• _Exercise brief_: Write the records below out in full, character for character, with no pictures.

Extracted records start

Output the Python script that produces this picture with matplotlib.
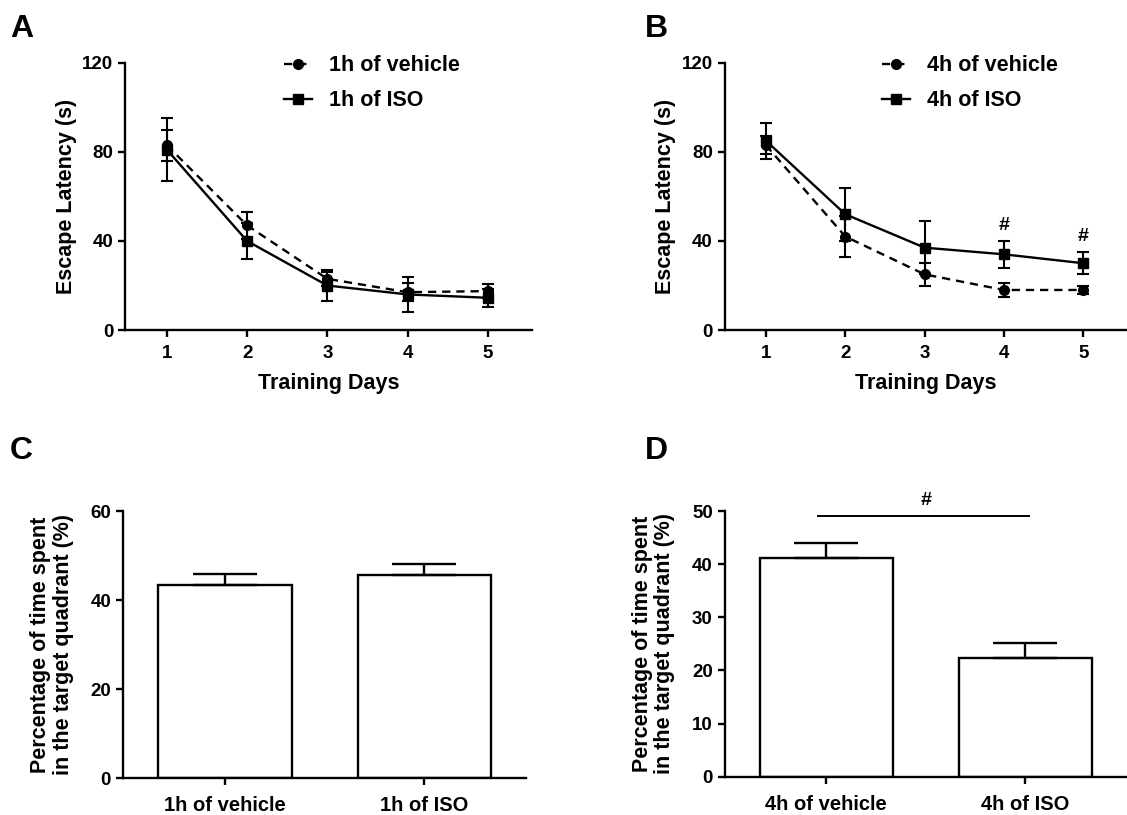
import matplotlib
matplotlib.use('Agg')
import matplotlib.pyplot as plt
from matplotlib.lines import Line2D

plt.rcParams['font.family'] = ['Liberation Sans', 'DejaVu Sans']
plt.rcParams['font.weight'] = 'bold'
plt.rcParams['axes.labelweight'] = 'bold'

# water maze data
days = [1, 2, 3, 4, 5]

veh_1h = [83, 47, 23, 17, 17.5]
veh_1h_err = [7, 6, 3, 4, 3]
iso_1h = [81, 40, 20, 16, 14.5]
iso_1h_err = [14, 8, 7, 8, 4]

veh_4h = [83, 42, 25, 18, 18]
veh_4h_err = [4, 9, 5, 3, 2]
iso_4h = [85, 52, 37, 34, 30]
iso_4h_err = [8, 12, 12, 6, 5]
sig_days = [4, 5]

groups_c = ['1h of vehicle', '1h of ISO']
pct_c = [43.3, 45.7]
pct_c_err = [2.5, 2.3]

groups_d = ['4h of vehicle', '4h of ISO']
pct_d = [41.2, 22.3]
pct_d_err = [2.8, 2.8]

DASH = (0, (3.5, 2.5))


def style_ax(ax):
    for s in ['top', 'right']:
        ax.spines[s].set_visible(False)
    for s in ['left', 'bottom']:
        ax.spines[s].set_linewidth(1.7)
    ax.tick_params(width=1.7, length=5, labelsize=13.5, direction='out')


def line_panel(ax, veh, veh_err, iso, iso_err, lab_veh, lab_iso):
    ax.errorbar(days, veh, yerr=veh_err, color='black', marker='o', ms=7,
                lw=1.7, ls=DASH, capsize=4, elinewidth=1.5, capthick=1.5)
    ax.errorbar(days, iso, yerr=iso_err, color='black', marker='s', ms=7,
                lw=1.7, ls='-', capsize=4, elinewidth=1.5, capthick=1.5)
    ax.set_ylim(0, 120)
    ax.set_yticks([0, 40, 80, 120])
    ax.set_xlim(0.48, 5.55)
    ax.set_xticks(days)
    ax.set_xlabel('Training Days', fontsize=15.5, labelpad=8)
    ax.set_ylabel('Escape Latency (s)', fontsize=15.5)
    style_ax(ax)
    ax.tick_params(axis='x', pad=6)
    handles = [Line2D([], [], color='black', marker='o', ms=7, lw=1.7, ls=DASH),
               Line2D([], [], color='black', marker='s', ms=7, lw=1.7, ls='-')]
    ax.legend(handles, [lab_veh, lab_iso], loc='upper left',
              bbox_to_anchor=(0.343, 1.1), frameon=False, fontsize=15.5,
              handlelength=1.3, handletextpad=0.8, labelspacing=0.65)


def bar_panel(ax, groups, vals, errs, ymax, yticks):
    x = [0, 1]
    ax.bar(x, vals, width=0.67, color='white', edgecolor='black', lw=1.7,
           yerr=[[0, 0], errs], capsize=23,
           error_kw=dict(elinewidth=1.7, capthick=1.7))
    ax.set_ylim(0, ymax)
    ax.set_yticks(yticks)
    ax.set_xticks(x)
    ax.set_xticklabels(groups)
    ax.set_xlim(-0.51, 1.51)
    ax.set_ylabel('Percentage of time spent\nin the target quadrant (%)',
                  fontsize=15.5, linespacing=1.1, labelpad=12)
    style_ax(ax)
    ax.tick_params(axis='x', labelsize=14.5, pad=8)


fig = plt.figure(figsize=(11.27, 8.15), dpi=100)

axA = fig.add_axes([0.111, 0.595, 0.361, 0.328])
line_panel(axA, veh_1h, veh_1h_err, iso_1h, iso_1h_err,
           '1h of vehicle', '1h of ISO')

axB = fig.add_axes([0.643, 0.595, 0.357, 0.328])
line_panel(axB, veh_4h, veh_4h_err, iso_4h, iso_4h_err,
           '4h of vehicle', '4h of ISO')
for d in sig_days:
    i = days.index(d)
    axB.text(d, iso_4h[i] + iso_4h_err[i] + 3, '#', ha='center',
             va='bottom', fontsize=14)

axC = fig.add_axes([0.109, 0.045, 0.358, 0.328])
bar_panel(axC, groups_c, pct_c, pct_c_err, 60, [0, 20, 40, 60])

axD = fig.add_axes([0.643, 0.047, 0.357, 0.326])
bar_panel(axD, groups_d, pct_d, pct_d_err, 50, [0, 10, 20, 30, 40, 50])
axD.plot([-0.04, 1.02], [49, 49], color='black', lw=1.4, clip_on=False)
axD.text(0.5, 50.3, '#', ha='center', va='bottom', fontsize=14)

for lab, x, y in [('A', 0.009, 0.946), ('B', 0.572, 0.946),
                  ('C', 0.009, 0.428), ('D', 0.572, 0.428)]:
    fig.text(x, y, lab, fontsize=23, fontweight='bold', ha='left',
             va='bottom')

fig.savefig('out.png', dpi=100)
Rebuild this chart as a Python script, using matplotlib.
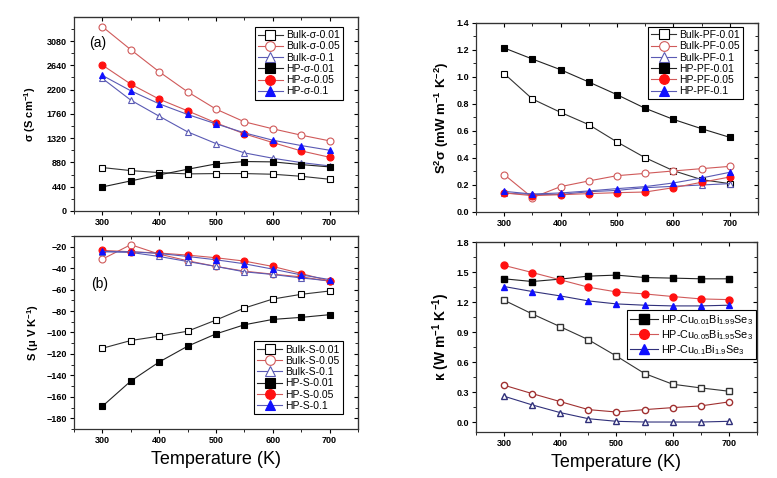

Extracted records end

• _Exercise answer_:
Output the Python script that produces this picture with matplotlib.
import matplotlib
matplotlib.use('Agg')
import matplotlib.pyplot as plt
from matplotlib.lines import Line2D

plt.rcParams['font.family'] = ['Liberation Sans', 'DejaVu Sans']
plt.rcParams['font.weight'] = 'bold'
plt.rcParams['axes.labelweight'] = 'bold'

# water maze data
days = [1, 2, 3, 4, 5]

veh_1h = [83, 47, 23, 17, 17.5]
veh_1h_err = [7, 6, 3, 4, 3]
iso_1h = [81, 40, 20, 16, 14.5]
iso_1h_err = [14, 8, 7, 8, 4]

veh_4h = [83, 42, 25, 18, 18]
veh_4h_err = [4, 9, 5, 3, 2]
iso_4h = [85, 52, 37, 34, 30]
iso_4h_err = [8, 12, 12, 6, 5]
sig_days = [4, 5]

groups_c = ['1h of vehicle', '1h of ISO']
pct_c = [43.3, 45.7]
pct_c_err = [2.5, 2.3]

groups_d = ['4h of vehicle', '4h of ISO']
pct_d = [41.2, 22.3]
pct_d_err = [2.8, 2.8]

DASH = (0, (3.5, 2.5))


def style_ax(ax):
    for s in ['top', 'right']:
        ax.spines[s].set_visible(False)
    for s in ['left', 'bottom']:
        ax.spines[s].set_linewidth(1.7)
    ax.tick_params(width=1.7, length=5, labelsize=13.5, direction='out')


def line_panel(ax, veh, veh_err, iso, iso_err, lab_veh, lab_iso):
    ax.errorbar(days, veh, yerr=veh_err, color='black', marker='o', ms=7,
                lw=1.7, ls=DASH, capsize=4, elinewidth=1.5, capthick=1.5)
    ax.errorbar(days, iso, yerr=iso_err, color='black', marker='s', ms=7,
                lw=1.7, ls='-', capsize=4, elinewidth=1.5, capthick=1.5)
    ax.set_ylim(0, 120)
    ax.set_yticks([0, 40, 80, 120])
    ax.set_xlim(0.48, 5.55)
    ax.set_xticks(days)
    ax.set_xlabel('Training Days', fontsize=15.5, labelpad=8)
    ax.set_ylabel('Escape Latency (s)', fontsize=15.5)
    style_ax(ax)
    ax.tick_params(axis='x', pad=6)
    handles = [Line2D([], [], color='black', marker='o', ms=7, lw=1.7, ls=DASH),
               Line2D([], [], color='black', marker='s', ms=7, lw=1.7, ls='-')]
    ax.legend(handles, [lab_veh, lab_iso], loc='upper left',
              bbox_to_anchor=(0.343, 1.1), frameon=False, fontsize=15.5,
              handlelength=1.3, handletextpad=0.8, labelspacing=0.65)


def bar_panel(ax, groups, vals, errs, ymax, yticks):
    x = [0, 1]
    ax.bar(x, vals, width=0.67, color='white', edgecolor='black', lw=1.7,
           yerr=[[0, 0], errs], capsize=23,
           error_kw=dict(elinewidth=1.7, capthick=1.7))
    ax.set_ylim(0, ymax)
    ax.set_yticks(yticks)
    ax.set_xticks(x)
    ax.set_xticklabels(groups)
    ax.set_xlim(-0.51, 1.51)
    ax.set_ylabel('Percentage of time spent\nin the target quadrant (%)',
                  fontsize=15.5, linespacing=1.1, labelpad=12)
    style_ax(ax)
    ax.tick_params(axis='x', labelsize=14.5, pad=8)


fig = plt.figure(figsize=(11.27, 8.15), dpi=100)

axA = fig.add_axes([0.111, 0.595, 0.361, 0.328])
line_panel(axA, veh_1h, veh_1h_err, iso_1h, iso_1h_err,
           '1h of vehicle', '1h of ISO')

axB = fig.add_axes([0.643, 0.595, 0.357, 0.328])
line_panel(axB, veh_4h, veh_4h_err, iso_4h, iso_4h_err,
           '4h of vehicle', '4h of ISO')
for d in sig_days:
    i = days.index(d)
    axB.text(d, iso_4h[i] + iso_4h_err[i] + 3, '#', ha='center',
             va='bottom', fontsize=14)

axC = fig.add_axes([0.109, 0.045, 0.358, 0.328])
bar_panel(axC, groups_c, pct_c, pct_c_err, 60, [0, 20, 40, 60])

axD = fig.add_axes([0.643, 0.047, 0.357, 0.326])
bar_panel(axD, groups_d, pct_d, pct_d_err, 50, [0, 10, 20, 30, 40, 50])
axD.plot([-0.04, 1.02], [49, 49], color='black', lw=1.4, clip_on=False)
axD.text(0.5, 50.3, '#', ha='center', va='bottom', fontsize=14)

for lab, x, y in [('A', 0.009, 0.946), ('B', 0.572, 0.946),
                  ('C', 0.009, 0.428), ('D', 0.572, 0.428)]:
    fig.text(x, y, lab, fontsize=23, fontweight='bold', ha='left',
             va='bottom')

fig.savefig('out.png', dpi=100)
Rebuild this chart as a Python script, using matplotlib.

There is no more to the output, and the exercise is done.